Greg Carr talks to the Vinho village about the park restoration effort while warden Roberto Zolho watches. They promise to help the villagers with a new health clinic and school, but ask that they stop poaching and setting wild fires.
Carr gives a similar presentation in the Sadjungira community. There he asks villagers to allow tourists to walk on the mountain. Many of the villagers are suspicious, but others see the potential for jobs.
The regulo - or chief - of Sadjungira blesses the Carr Foundation project in a ceremony summoning the ancestors.
The guns, snares and traps of poachers, all collected by rangers in the Gorongosa National Park. Poaching is still a serious problem in the park.
Alface Vernizo, a 36-year-old poacher, holds the snares and spear he was caught with in Gorongosa National Park.
Deforestation and slash-and-burn agriculture threatens the ecosystem of Gorongosa National Park. Villagers, many of whom are subsistence farmers, clear the land for their fields. The park is working with community leaders to provide alternative jobs and income to the people who live around the park.

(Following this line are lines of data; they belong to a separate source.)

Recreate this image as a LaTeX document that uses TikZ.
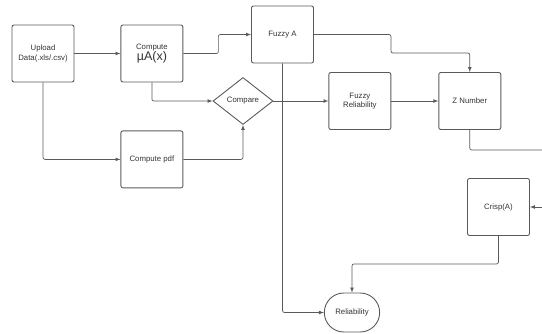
\documentclass[tikz,border=0pt]{standalone}
\usepackage{fontspec}
\setmainfont{Liberation Sans}
\usepackage{tikz}
\usetikzlibrary{positioning, shapes.geometric, shapes.misc, arrows}

\definecolor{linegray}{HTML}{5A5A5A}
\definecolor{textgray}{HTML}{333333}

\begin{document}
\begin{tikzpicture}[x=1pt, y=-1pt, line width=0.7pt,
    every node/.style={text=textgray, font=\fontsize{7.8}{9.3}\selectfont},
    blk/.style={draw=linegray, line width=0.9pt, rounded corners=2pt, align=center,
        minimum width=62pt, minimum height=57pt, inner sep=1pt},
    decide/.style={draw=linegray, line width=0.9pt, diamond, minimum width=60pt,
        minimum height=47pt, inner sep=0pt},
    ending/.style={draw=linegray, line width=0.9pt, rounded rectangle,
        minimum width=62pt, minimum height=39pt},
    link/.style={draw=linegray, rounded corners=2pt}]
    \useasboundingbox (0,0) rectangle (542,333);

    % top row
    \node[blk] (upload) at (43,53.5) {Upload\\Data(.xls/.csv)};
    \node[blk, right=46pt of upload] (mu) {Compute\\{\fontsize{12.5}{14}\selectfont µA(x)}};
    \node[blk] (fuzzya) at (282.5,34.5) {Fuzzy A};

    % middle row
    \node[decide] (compare) at (243,101) {Compare};
    \node[blk, right=55pt of compare] (fuzzyrel) {Fuzzy\\Reliability};
    \node[blk, right=47pt of fuzzyrel] (znum) {Z Number};
    \node[blk, below=48pt of mu] (pdf) {Compute pdf};

    % bottom
    \node[blk] (crisp) at (498.5,207) {Crisp(A)};
    \node[ending] (rel) at (352,312.5) {Reliability};

    \coordinate (fzbend) at (391,53);
    \coordinate (zout) at (542,150);
    \coordinate (cin) at (542,207);

    \draw [-latex,link] (upload) -- (mu);
    \draw [-latex,link] (mu.east) -- ++(35,0) |- (fuzzya.west);
    \draw [-latex,link] (mu.south) |- (compare.west);
    \draw [-latex,link] (upload.south) |- (pdf.west);
    \draw [-latex,link] (pdf.east) -| (compare.south);
    \draw [-latex,link] (compare) -- (fuzzyrel);
    \draw [-latex,link] (fuzzyrel) -- (znum);
    \draw [-latex,link] (fuzzya.east) -| (fzbend) -| (znum.north);
    \draw [link] (znum.south) |- (zout);
    \draw [-latex,link] (cin) -- (crisp.east);
    \draw [-latex,link] (crisp.south) -- ++(0,28) -| (rel.north);
    \draw [-latex,link] (fuzzya.south) |- (rel.west);
\end{tikzpicture}
\end{document}
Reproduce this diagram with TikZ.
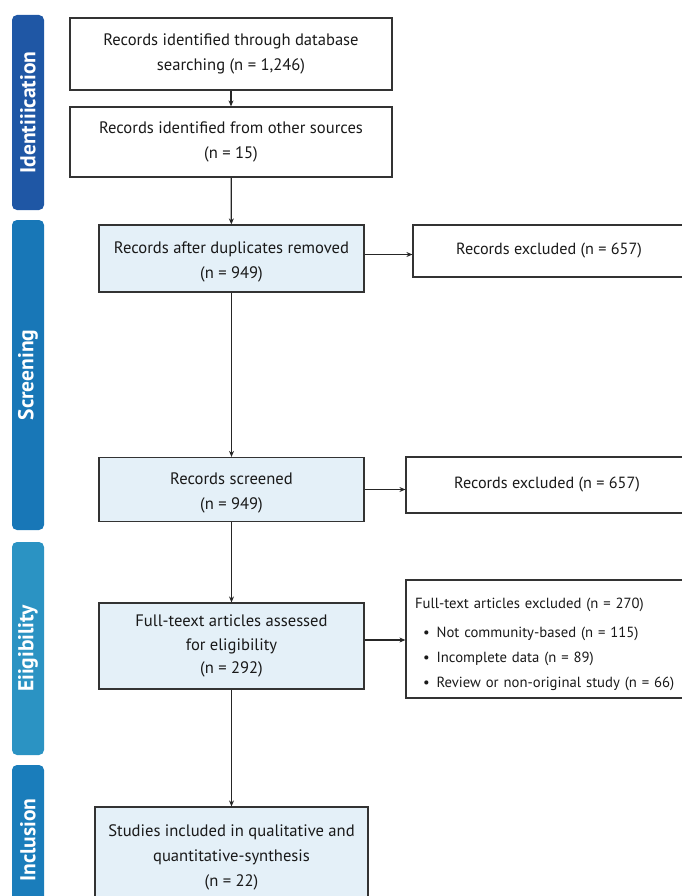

The road from Beira to Gorongosa National Park. The fires burning around the park sometimes make their own weather systems.
Julius Alfredo, 47 (on the right) buys a bag of charcoal next to Gorongosa National Park for $1.50. He can sell this bag in Beira for $4. Many of the trees around the park have been chopped and turned into charcoal.
Noriasoe Nota, left is a national park ranger. He is over seeing a poacher, Pedro Almando, who digs a trench for electrical cabling at Chitengo Camp. Poachers caught in the park have to work off their sentence.
Sorghum fields inside of Gorongosa National Park are planted by people who moved into the park during the war.
A main challenge of the Gorongosa project is convincing the people living around the park that cooperating will serve their interests. Poaching, deforestation and slash-and-burn agriculture still threaten the restoration efforts.